At about 6:30 in the evening, the electricity went out in our office building—and, it turned out later, in most of Hamburg south of the Elbe river: a tornado was visiting Harburg and causing damage, including taking roofs off houses, some of which landed on electricity lines, cutting or short-circuiting them. No power meant, of course, no ATMs. However, it also meant that the light rail wasn't running, and everyone who wanted to go to Neugraben was queuing at the 141 bus stop, the bus I wanted to take to the hospital.
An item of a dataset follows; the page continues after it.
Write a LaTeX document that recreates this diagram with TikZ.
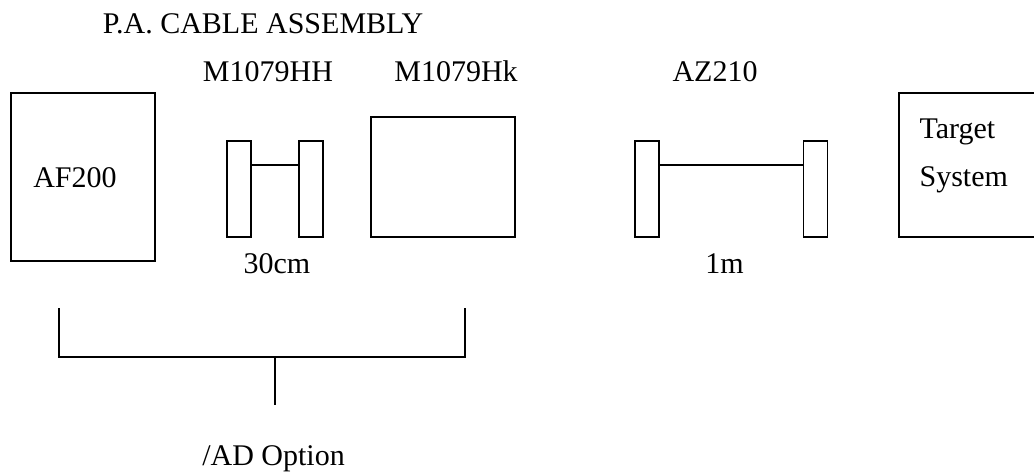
\documentclass[tikz,border=0pt]{standalone}
\usepackage{fontspec}
\setmainfont{Liberation Serif}
\begin{document}
\begin{tikzpicture}[x=1pt,y=-1pt,
  line width=1.2pt,
  lbl/.style={inner sep=0pt,anchor=base,font=\fontsize{30}{36}\selectfont},
  unit/.style={draw,inner sep=0pt,minimum width=#1},
  plug/.style={draw,inner sep=0pt,minimum width=24pt,minimum height=96pt}]
  \clip (0,0) rectangle (1034,472);

  % titles
  \node[lbl] (title) at (263,33) {P.A. CABLE ASSEMBLY};
  \node[lbl] (hhname) at (268,81) {M1079HH};
  \node[lbl] (hkname) at (456,81) {M1079Hk};
  \node[lbl] (azname) at (715,81) {AZ210};

  % AF200 unit
  \node[unit=144pt,minimum height=168pt] (af) at (83,177) {};
  \node[lbl] (aftext) at (75,187) {AF200};

  % M1079HH short cable
  \node[plug] (hh1) at (239,189) {};
  \node[plug] (hh2) at (311,189) {};
  \draw (hh1.east |- 0,165) -- (hh2.west |- 0,165);
  \node[lbl] (hhlen) at (277,273) {30cm};

  % M1079Hk adapter
  \node[unit=144pt,minimum height=120pt] (hk) at (443,177) {};

  % AZ210 cable
  \node[plug] (az1) at (647,189) {};
  \node[plug] (az2) at (815.5,189) {};
  \draw (az1.east |- 0,165) -- (az2.west |- 0,165);
  \node[lbl] (azlen) at (724.5,273) {1m};

  % target system (runs past the right edge)
  \node[unit=160pt,minimum height=144pt] (tgt) at (979,165) {};
  \node[lbl,anchor=base west] (tgt1) at (919,138) {Target};
  \node[lbl,anchor=base west] (tgt2) at (919,186) {System};

  % /AD option bracket
  \coordinate (bl) at (59,308);
  \coordinate (br) at (465,308);
  \coordinate (stem) at (275,405);
  \draw (bl) -- (bl |- 0,357) -- (br |- 0,357) -- (br);
  \draw (stem |- 0,357) -- (stem);
  \node[lbl] (opt) at (273.5,465) {/AD Option};
\end{tikzpicture}
\end{document}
After waiting for 20 minutes (the bus was about 10 minutes overdue by now) I thought that even if the bus did arrive, there probably wouldn't be enough room for me with all the others wanting to take the bus, and I didn't know whether I'd be able to go back home again, either (maybe the busses on the way back would all be so full they wouldn't even stop at the hospital), so I just went home. It was getting dark by that time, so there wasn't a lot to do except maybe read by torchlight; I decided to go to bed early.
The next day, I considered visiting Stella that morning instead, but dallied around at home. Around 11, the janitor came and said he wanted to connect our dishwasher if that was OK—something he had meant to do for a week but hadn't found time to do earlier. (He had been there on Monday but nobody was home then.) The problem was that not all units in our block of flats had an attachment for a dishwasher beneath the kitchen sink, so before we could use the one we had upstairs, we needed to get a connector installed.
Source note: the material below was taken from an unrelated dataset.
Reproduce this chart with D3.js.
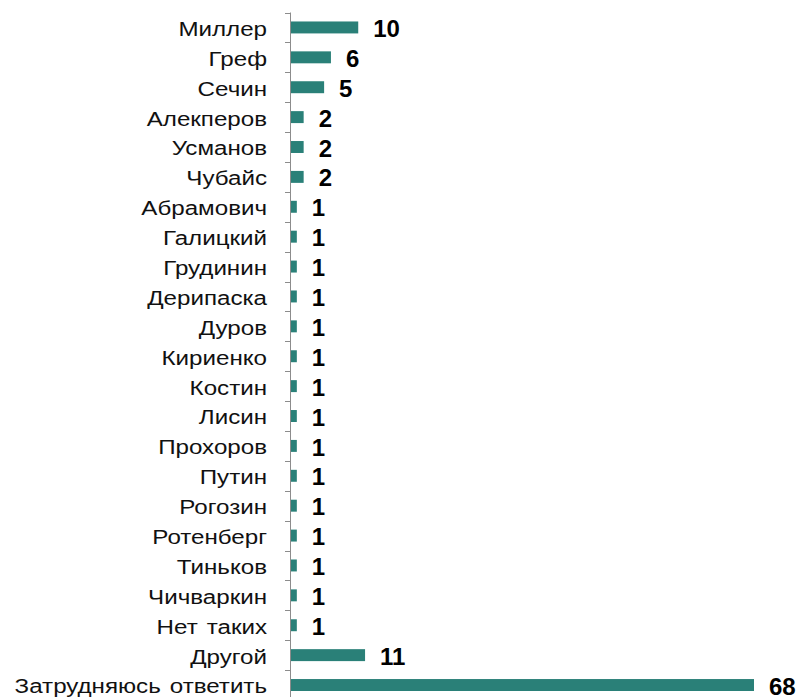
<!DOCTYPE html>
<html>
<head>
<meta charset="utf-8">
<script src="https://cdn.jsdelivr.net/npm/d3@7"></script>
<style>
  body { margin: 0; background: #fff; }
  svg { display: block; }
</style>
</head>
<body>
<div id="chart"></div>
<script>
"use strict";

// categories, top to bottom
var names = ["Миллер", "Греф", "Сечин", "Алекперов", "Усманов", "Чубайс",
  "Абрамович", "Галицкий", "Грудинин", "Дерипаска", "Дуров", "Кириенко",
  "Костин", "Лисин", "Прохоров", "Путин", "Рогозин", "Ротенберг", "Тиньков",
  "Чичваркин", "Нет таких", "Другой", "Затрудняюсь ответить"];
var values = [10, 6, 5, 2, 2, 2, 1, 1, 1, 1, 1, 1, 1, 1, 1, 1, 1, 1, 1, 1, 1, 11, 68];

var width = 799, height = 697;
var axisX = 290;
var plotTop = 12.5, step = 29.89;

var svg = d3.select("#chart").append("svg")
  .attr("width", width)
  .attr("height", height);

var y = d3.scaleBand()
  .domain(names)
  .range([plotTop, plotTop + step * names.length])
  .paddingInner(0.6)
  .paddingOuter(0.3);

var x = d3.scaleLinear()
  .domain([0, 68])
  .range([axisX, axisX + 464]);

// bars
svg.selectAll("rect.bar")
  .data(names)
  .enter().append("rect")
  .attr("class", "bar")
  .attr("x", x(0))
  .attr("y", function(d) { return y(d); })
  .attr("width", function(d, i) { return x(values[i]) - x(0); })
  .attr("height", y.bandwidth())
  .attr("fill", "#2a8078");

// axis line + ticks between categories
var g = svg.append("g").attr("class", "axis");
g.append("line")
  .attr("x1", axisX + 0.5).attr("x2", axisX + 0.5)
  .attr("y1", y.range()[0]).attr("y2", y.range()[1])
  .attr("stroke", "#8c8c8c").attr("stroke-width", 1);
d3.range(names.length + 1).forEach(function(i) {
  var ty = Math.round(y.range()[0] + i * y.step()) + 0.5;
  g.append("line")
    .attr("x1", axisX - 5).attr("x2", axisX + 0.5)
    .attr("y1", ty).attr("y2", ty)
    .attr("stroke", "#8c8c8c").attr("stroke-width", 1);
});

// category labels
svg.selectAll("text.cat")
  .data(names)
  .enter().append("text")
  .attr("class", "cat")
  .attr("transform", function(d) {
    return "translate(267," + (y(d) + y.bandwidth() / 2) + ") scale(1.15,1)";
  })
  .attr("dy", "0.4em")
  .attr("text-anchor", "end")
  .style("font-family", "'Liberation Sans', Arial, sans-serif")
  .style("font-size", "21px")
  .style("word-spacing", "2px")
  .attr("fill", "#111")
  .text(function(d) { return d; });

// value labels
svg.selectAll("text.val")
  .data(names)
  .enter().append("text")
  .attr("class", "val")
  .attr("x", function(d, i) { return x(values[i]) + 15; })
  .attr("y", function(d) { return y(d) + y.bandwidth() / 2; })
  .attr("dy", "0.4em")
  .style("font-family", "'Liberation Sans', Arial, sans-serif")
  .style("font-size", "24px")
  .style("font-weight", "bold")
  .attr("fill", "#000")
  .text(function(d, i) { return values[i]; });
</script>
</body>
</html>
Anyway, he said that he had some work to do next door but would come over afterwards, so I stayed here for another little while. Meanwhile, Stella had phoned again and said that they'd be released that day, and asked me to bring the stroller over between two and three, when they'd do the release paperwork.
The janitor came back and installed the connector, or at least one of them: now we had water entering the dishwasher, but he couldn't connected the drain to the drain of the sink because the piece he had with him wasn't quite right. Still, we could use the dishwasher as long as we put the drain hose into a bucket or something.
When he was gone, I left for the hospital, where it turned out that a urine sample had shown up two kinds of bacteria that she might have got from the infection, and the doctor wasn't sure whether she needed to be looked at a bit longer (he said that if it had only been one, he would have been fine with letting her go, but two was a bit more cause for concern). So anyway, he had arranged for another urine sample that afternoon, and they were waiting for the results to come back from the lab.
I left the stroller there and headed off to work. A bit later, I got a call that Stella and Amy were home and that they had been discharged after all, about an hour after I had left.
After a couple of hours of work, I felt really fuzzy and called it a day. At home, I measured my temperature in my ears with our infrared thermometer and got 38.8 and 38.9 °C (101.8 and 102.0 °C). No wonder I was feeling under the weather! Also, I had had no appetite for most of the day, quite unusual for me. Even chocolate didn't tempt me.
This morning I don't feel feverish any more, but I still called in sick. Ended up running to the toilet every hour or so, so maybe I got what Amy had.
Just now, Stella made some rice and steamed vegetables and I'll try to see what my stomach says to that. I had only had two cups of broth so far today, and my stomach seemed unsure what to think of food, but rice seems safe enough.